:: Stated exercise ::
Retype the opening lines of the listing below, ending with the line that contains "from bokeh.resources import INLINE", and leave out any pictures.

:: Supplied information ::
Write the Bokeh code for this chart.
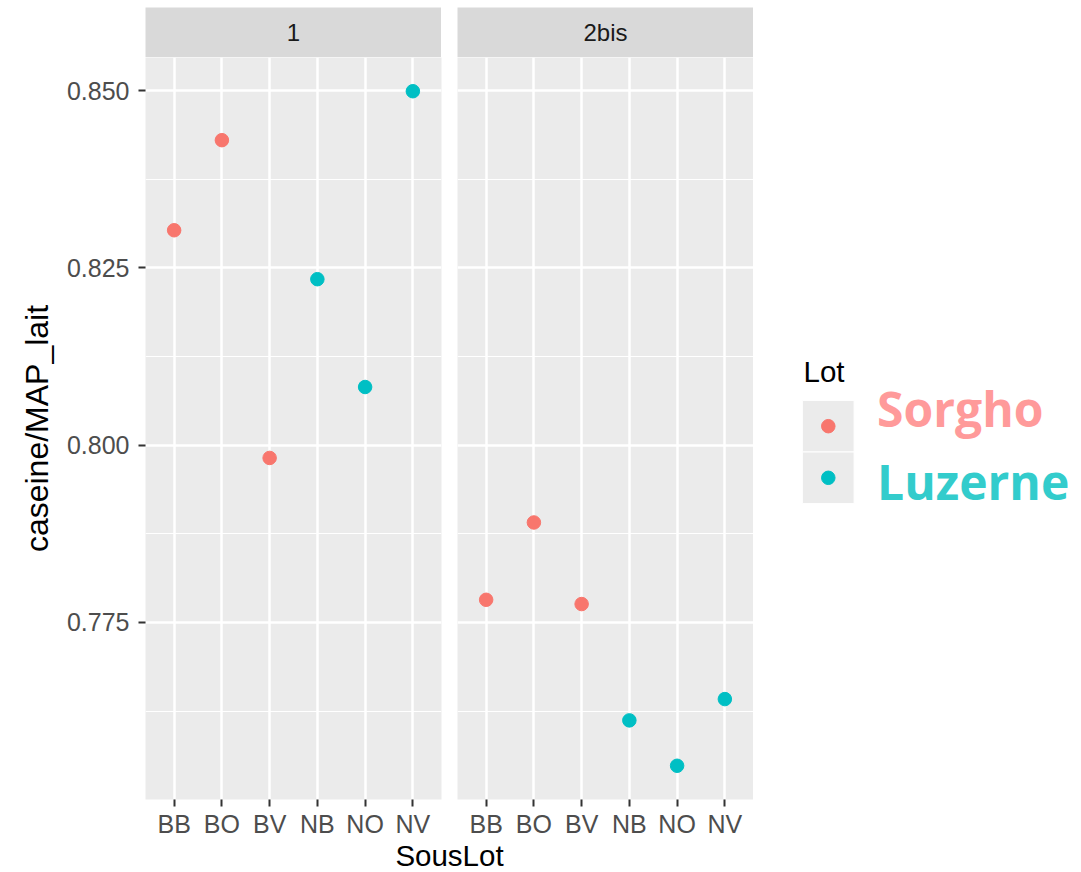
from bokeh.plotting import figure
from bokeh.models import (Range1d, FactorRange, FixedTicker, PrintfTickFormatter,
                          ColumnDataSource, Spacer)
from bokeh.layouts import row, column
from bokeh.transform import factor_cmap
from bokeh.core.properties import value
from bokeh.embed import file_html
from bokeh.resources import INLINE

# ---------------- data ----------------
souslot = ["BB", "BO", "BV", "NB", "NO", "NV"]
lot_of_souslot = ["Sorgho", "Sorgho", "Sorgho", "Luzerne", "Luzerne", "Luzerne"]
panels = ["1", "2bis"]
values_1 = [0.8303, 0.8430, 0.7982, 0.8234, 0.8082, 0.8499]
values_2bis = [0.7782, 0.7891, 0.7776, 0.7612, 0.7548, 0.7642]
lots = ["Sorgho", "Luzerne"]
lot_colors = ["#F8766D", "#00BFC4"]
label_colors = ["#FF9A9A", "#33CCCC"]
y_ticks = [0.775, 0.800, 0.825, 0.850]
y_minor = [0.7625, 0.7875, 0.8125, 0.8375]
x_title = "SousLot"
y_title = "caseine/MAP_lait"
legend_title = "Lot"

# ---------------- style ----------------
FONT = "Liberation Sans"
LAB_FONT = "Open Sans"
TOP = 7
FRAME_W = 296
FRAME_H = 742
LEFT = 145
GAP = 16
STRIP_H = 50
BOTTOM = 41
XL_H = 32
TICK_PX = "25px"
STRIP_PX = "24px"
TITLE_PX = "29.5px"
YTITLE_PX = "32px"

all_vals = values_1 + values_2bis
span = max(all_vals) - min(all_vals)
y_lo = min(all_vals) - 0.05 * span
y_hi = max(all_vals) + 0.05 * span


def make_strip(name):
    s = figure(width=FRAME_W, height=STRIP_H, x_range=Range1d(0, 1), y_range=Range1d(0, 1),
               toolbar_location=None, output_backend="svg", min_border=0,
               x_axis_location=None, y_axis_location=None,
               background_fill_color="#D9D9D9", outline_line_color=None)
    s.grid.visible = False
    s.text(x=[0.5], y=[0.5], text=[name], text_align="center", text_baseline="middle",
           text_font=value(FONT), text_font_size=STRIP_PX, text_color="#1A1A1A")
    return s


def make_panel(vals, first):
    kw = dict(min_border_left=LEFT, min_border_right=GAP // 2) if first else \
        dict(min_border_left=GAP // 2, min_border_right=0, y_axis_location=None)
    width = (LEFT + FRAME_W + GAP // 2) if first else (GAP // 2 + FRAME_W)
    p = figure(width=width, height=FRAME_H + BOTTOM,
               x_range=FactorRange(factors=souslot, range_padding=1 / 30),
               y_range=Range1d(y_lo, y_hi),
               toolbar_location=None, output_backend="svg",
               min_border_top=0, min_border_bottom=BOTTOM,
               background_fill_color="#EBEBEB", outline_line_color=None, **kw)
    src = ColumnDataSource(dict(x=souslot, y=vals, lot=lot_of_souslot))
    p.scatter(x="x", y="y", source=src, size=13.5,
              color=factor_cmap("lot", lot_colors, lots))
    ticker = FixedTicker(ticks=y_ticks, minor_ticks=y_minor)
    p.ygrid.ticker = ticker
    for g in (p.xgrid, p.ygrid):
        g.grid_line_color = "white"
        g.grid_line_width = 2.5
    p.ygrid.minor_grid_line_color = "white"
    p.ygrid.minor_grid_line_width = 1.2
    axes = [p.xaxis[0]] + ([p.yaxis[0]] if first else [])
    for ax in axes:
        ax.axis_line_color = None
        ax.major_tick_line_color = "#333333"
        ax.major_tick_line_width = 2
        ax.major_tick_out = 7
        ax.major_tick_in = 0
        ax.minor_tick_line_color = None
        ax.major_label_text_font = FONT
        ax.major_label_text_font_size = TICK_PX
        ax.major_label_text_color = "#4D4D4D"
    p.xaxis.major_label_standoff = 3
    if first:
        p.yaxis.ticker = ticker
        p.yaxis.formatter = PrintfTickFormatter(format="%.3f")
        p.yaxis.major_label_standoff = 9
        p.yaxis.axis_label = y_title
        p.yaxis.axis_label_text_font = FONT
        p.yaxis.axis_label_text_font_size = YTITLE_PX
        p.yaxis.axis_label_text_font_style = "normal"
        p.yaxis.axis_label_text_color = "black"
        p.yaxis.axis_label_standoff = 9
    return p


strip1 = make_strip(panels[0])
strip2 = make_strip(panels[1])
p1 = make_panel(values_1, True)
p2 = make_panel(values_2bis, False)

# x title (centred under both panels)
xl = figure(width=2 * FRAME_W + GAP, height=XL_H, x_range=Range1d(0, 1), y_range=Range1d(0, 1),
            toolbar_location=None, output_backend="svg", min_border=0,
            x_axis_location=None, y_axis_location=None, outline_line_color=None)
xl.grid.visible = False
xl.text(x=[0.5], y=[0.5], text=[x_title], text_align="center", text_baseline="middle",
        y_offset=-1, text_font=value(FONT), text_font_size=TITLE_PX, text_color="black")

# legend
LEG_W = 1081 - (LEFT + 2 * FRAME_W + GAP)
LEG_LEFT = 49
KEY_PX = 51.6
LEG_PAD = 1.16
LEG_TOP = 340
leg = figure(width=LEG_W, height=round(2 * (1 + LEG_PAD) * KEY_PX),
             x_range=Range1d(0, (LEG_W - LEG_LEFT) / KEY_PX),
             y_range=FactorRange(factors=lots[::-1], range_padding=LEG_PAD),
             toolbar_location=None, output_backend="svg",
             min_border_left=LEG_LEFT, min_border_right=0, min_border_top=0,
             min_border_bottom=0, x_axis_location=None, y_axis_location=None,
             outline_line_color=None)
leg.grid.visible = False
leg.rect(x=0.5, y=lots, width=1, height=1, fill_color="#EBEBEB", line_color="white", line_width=1)
leg.scatter(x=0.5, y=lots, color=lot_colors, size=13.5)
leg.text(x=[0], y=[lots[0]], text=[legend_title], text_align="left", text_baseline="middle",
         x_offset=1, y_offset=-55, text_font=value(FONT), text_font_size=TITLE_PX,
         text_color="black")
label_offsets = [-18, 4]
for i in range(len(lots)):
    leg.text(x=[1], y=[lots[i]], text=[lots[i]], text_color=label_colors[i],
             x_offset=23, y_offset=label_offsets[i], text_baseline="middle",
             text_font=value(LAB_FONT), text_font_style="bold", text_font_size="48px")

left_col = column(
    Spacer(width=LEFT + 2 * FRAME_W + GAP, height=TOP),
    row(Spacer(width=LEFT, height=STRIP_H), strip1, Spacer(width=GAP, height=STRIP_H), strip2),
    row(p1, p2),
    row(Spacer(width=LEFT, height=XL_H), xl),
)
right_col = column(Spacer(width=LEG_W, height=LEG_TOP), leg)
layout = row(left_col, right_col)

open("out.html", "w").write(file_html(layout, INLINE))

:: Answer for this exercise ::
Write the Bokeh code for this chart.
from bokeh.plotting import figure
from bokeh.models import (Range1d, FactorRange, FixedTicker, PrintfTickFormatter,
                          ColumnDataSource, Spacer)
from bokeh.layouts import row, column
from bokeh.transform import factor_cmap
from bokeh.core.properties import value
from bokeh.embed import file_html
from bokeh.resources import INLINE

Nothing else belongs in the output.